Task objective -
Quote word for word the lines below, beginning with the first and ending with the one that has "-0.025, 0.020, 0.092]". Drop the pictures.

┌─ Recorded information

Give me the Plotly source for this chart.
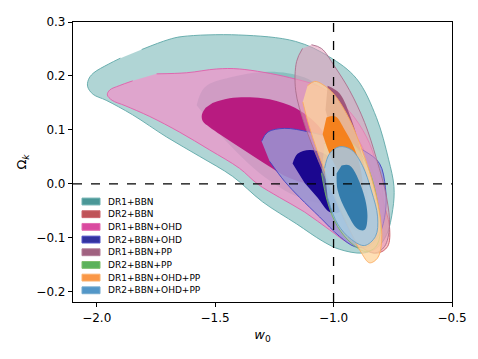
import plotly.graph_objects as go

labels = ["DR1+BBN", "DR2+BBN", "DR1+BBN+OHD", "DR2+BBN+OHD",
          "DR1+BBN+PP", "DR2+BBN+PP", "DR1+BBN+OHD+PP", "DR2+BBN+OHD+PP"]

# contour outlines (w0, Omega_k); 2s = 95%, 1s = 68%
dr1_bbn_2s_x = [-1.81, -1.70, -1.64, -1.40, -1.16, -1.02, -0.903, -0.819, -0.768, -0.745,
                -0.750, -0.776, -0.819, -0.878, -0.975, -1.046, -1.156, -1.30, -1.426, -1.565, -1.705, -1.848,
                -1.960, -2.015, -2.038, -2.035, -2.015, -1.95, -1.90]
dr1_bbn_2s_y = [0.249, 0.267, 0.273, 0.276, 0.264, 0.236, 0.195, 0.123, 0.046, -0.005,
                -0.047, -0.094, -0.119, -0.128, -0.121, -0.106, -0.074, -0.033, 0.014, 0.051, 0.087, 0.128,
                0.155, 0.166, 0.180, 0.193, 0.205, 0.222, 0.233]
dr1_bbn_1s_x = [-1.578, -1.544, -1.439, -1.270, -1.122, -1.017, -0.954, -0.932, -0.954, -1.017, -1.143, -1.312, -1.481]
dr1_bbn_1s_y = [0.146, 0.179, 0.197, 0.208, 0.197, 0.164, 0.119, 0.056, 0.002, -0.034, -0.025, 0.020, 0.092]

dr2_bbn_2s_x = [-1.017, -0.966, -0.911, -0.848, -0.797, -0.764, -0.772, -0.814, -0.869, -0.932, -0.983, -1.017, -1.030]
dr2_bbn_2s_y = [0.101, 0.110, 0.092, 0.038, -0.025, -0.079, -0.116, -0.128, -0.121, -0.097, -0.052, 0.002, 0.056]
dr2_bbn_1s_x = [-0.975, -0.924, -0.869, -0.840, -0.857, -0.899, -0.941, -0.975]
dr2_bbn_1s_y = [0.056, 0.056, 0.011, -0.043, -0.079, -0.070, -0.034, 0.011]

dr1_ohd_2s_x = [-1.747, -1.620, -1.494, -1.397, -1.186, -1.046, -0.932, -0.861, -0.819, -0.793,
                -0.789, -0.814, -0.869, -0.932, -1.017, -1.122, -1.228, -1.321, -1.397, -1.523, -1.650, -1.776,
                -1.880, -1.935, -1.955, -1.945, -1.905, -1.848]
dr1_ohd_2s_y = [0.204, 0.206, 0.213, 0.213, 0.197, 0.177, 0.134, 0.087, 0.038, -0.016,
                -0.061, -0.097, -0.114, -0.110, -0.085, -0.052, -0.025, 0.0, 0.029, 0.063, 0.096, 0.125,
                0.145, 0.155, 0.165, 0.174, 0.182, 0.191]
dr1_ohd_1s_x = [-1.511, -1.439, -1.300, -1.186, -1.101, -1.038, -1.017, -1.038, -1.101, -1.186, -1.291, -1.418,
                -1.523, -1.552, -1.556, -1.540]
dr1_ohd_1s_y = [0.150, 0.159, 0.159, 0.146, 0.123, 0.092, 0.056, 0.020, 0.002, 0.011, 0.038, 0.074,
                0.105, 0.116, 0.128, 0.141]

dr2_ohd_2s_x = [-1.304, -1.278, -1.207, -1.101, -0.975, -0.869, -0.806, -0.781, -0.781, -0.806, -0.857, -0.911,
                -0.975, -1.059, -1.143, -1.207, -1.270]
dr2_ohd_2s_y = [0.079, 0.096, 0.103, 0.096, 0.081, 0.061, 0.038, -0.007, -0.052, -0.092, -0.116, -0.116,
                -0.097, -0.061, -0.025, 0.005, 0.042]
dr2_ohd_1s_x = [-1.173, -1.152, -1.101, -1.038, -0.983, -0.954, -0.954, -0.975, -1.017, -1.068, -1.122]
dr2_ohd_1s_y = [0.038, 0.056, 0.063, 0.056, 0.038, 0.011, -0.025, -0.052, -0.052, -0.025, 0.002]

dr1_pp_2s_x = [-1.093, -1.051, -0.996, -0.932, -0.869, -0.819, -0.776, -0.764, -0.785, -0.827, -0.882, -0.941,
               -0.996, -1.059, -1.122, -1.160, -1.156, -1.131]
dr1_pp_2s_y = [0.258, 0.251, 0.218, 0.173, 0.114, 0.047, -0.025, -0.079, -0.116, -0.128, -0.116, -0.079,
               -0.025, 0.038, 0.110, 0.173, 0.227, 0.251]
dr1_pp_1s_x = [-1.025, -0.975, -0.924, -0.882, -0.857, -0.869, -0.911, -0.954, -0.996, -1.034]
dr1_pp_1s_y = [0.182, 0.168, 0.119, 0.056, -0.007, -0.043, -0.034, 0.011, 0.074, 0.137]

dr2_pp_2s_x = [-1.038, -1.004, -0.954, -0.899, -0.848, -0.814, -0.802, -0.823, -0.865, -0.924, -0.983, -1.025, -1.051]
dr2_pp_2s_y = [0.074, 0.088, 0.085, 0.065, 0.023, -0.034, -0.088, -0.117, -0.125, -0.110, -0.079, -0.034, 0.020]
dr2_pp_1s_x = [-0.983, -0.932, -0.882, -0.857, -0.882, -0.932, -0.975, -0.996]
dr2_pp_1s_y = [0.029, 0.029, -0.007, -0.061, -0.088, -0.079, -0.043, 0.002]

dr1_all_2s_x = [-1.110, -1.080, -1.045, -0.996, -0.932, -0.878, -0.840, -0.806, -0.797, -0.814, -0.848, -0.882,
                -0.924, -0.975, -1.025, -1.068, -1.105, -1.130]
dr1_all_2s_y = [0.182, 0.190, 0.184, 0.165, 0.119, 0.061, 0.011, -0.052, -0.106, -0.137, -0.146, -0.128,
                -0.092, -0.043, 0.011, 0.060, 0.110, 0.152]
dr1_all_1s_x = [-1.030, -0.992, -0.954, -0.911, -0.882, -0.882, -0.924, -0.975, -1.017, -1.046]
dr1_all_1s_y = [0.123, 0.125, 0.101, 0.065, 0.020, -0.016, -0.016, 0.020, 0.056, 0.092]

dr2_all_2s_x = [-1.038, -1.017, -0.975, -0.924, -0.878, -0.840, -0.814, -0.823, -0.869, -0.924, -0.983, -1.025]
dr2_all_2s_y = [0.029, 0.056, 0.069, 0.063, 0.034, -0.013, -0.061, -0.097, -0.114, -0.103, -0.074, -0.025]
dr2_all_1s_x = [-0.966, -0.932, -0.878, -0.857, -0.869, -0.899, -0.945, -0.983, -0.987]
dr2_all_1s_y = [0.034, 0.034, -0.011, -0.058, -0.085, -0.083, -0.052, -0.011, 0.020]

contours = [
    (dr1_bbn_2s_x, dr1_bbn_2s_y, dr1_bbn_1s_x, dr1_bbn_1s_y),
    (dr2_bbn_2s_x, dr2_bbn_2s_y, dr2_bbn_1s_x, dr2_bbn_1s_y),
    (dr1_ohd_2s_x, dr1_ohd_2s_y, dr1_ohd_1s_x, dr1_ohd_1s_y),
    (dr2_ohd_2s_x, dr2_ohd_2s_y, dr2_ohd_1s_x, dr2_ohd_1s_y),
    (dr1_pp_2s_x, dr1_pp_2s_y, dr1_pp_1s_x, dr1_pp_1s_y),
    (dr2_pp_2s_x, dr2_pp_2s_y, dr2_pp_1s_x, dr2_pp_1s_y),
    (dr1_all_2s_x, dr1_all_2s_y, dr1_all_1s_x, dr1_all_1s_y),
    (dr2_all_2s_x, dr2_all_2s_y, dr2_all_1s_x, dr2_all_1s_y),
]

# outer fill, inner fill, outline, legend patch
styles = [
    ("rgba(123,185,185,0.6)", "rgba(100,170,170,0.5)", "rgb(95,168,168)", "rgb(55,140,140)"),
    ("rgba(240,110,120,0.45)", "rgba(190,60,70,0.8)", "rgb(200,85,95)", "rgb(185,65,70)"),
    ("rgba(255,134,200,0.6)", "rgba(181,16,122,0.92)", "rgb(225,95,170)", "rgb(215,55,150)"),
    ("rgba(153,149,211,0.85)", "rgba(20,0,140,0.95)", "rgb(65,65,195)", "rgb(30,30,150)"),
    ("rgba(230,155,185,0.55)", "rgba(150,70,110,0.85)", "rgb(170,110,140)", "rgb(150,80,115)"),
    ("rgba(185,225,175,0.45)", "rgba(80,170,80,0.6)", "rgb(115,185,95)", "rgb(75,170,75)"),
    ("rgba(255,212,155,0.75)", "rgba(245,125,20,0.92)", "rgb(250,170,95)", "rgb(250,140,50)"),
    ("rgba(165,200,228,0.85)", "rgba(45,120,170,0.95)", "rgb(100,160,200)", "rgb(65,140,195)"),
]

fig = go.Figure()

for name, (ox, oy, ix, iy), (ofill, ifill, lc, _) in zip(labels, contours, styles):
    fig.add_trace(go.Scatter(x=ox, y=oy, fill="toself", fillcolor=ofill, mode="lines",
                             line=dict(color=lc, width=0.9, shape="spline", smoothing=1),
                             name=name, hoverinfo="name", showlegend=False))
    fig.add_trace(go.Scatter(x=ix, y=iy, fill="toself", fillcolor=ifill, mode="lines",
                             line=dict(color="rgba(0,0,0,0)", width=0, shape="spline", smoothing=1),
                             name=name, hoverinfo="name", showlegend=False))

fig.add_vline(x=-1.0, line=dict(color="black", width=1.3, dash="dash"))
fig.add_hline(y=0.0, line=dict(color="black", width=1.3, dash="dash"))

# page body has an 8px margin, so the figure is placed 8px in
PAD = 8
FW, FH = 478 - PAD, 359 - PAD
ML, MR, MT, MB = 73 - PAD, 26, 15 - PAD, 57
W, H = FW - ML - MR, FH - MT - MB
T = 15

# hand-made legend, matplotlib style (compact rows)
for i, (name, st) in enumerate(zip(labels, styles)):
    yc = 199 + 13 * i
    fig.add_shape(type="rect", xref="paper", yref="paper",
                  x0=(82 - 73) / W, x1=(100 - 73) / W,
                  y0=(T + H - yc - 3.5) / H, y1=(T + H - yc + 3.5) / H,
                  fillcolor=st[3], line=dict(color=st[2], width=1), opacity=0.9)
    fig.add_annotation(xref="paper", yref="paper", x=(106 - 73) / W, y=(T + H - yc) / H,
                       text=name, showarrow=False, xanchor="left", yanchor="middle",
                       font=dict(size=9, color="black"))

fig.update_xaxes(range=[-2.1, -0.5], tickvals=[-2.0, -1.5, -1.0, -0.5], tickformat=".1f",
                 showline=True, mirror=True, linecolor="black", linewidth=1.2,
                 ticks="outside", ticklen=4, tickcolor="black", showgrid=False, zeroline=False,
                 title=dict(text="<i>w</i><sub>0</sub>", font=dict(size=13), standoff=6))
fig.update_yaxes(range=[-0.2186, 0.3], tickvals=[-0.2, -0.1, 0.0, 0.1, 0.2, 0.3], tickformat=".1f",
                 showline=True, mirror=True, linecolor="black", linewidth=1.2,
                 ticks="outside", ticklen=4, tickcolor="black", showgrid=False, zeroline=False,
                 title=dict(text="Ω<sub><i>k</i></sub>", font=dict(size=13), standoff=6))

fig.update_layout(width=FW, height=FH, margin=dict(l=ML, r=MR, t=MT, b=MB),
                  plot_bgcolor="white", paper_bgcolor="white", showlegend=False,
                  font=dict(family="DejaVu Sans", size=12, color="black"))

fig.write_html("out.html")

└─

Result for this task -
Give me the Plotly source for this chart.
import plotly.graph_objects as go

labels = ["DR1+BBN", "DR2+BBN", "DR1+BBN+OHD", "DR2+BBN+OHD",
          "DR1+BBN+PP", "DR2+BBN+PP", "DR1+BBN+OHD+PP", "DR2+BBN+OHD+PP"]

# contour outlines (w0, Omega_k); 2s = 95%, 1s = 68%
dr1_bbn_2s_x = [-1.81, -1.70, -1.64, -1.40, -1.16, -1.02, -0.903, -0.819, -0.768, -0.745,
                -0.750, -0.776, -0.819, -0.878, -0.975, -1.046, -1.156, -1.30, -1.426, -1.565, -1.705, -1.848,
                -1.960, -2.015, -2.038, -2.035, -2.015, -1.95, -1.90]
dr1_bbn_2s_y = [0.249, 0.267, 0.273, 0.276, 0.264, 0.236, 0.195, 0.123, 0.046, -0.005,
                -0.047, -0.094, -0.119, -0.128, -0.121, -0.106, -0.074, -0.033, 0.014, 0.051, 0.087, 0.128,
                0.155, 0.166, 0.180, 0.193, 0.205, 0.222, 0.233]
dr1_bbn_1s_x = [-1.578, -1.544, -1.439, -1.270, -1.122, -1.017, -0.954, -0.932, -0.954, -1.017, -1.143, -1.312, -1.481]
dr1_bbn_1s_y = [0.146, 0.179, 0.197, 0.208, 0.197, 0.164, 0.119, 0.056, 0.002, -0.034, -0.025, 0.020, 0.092]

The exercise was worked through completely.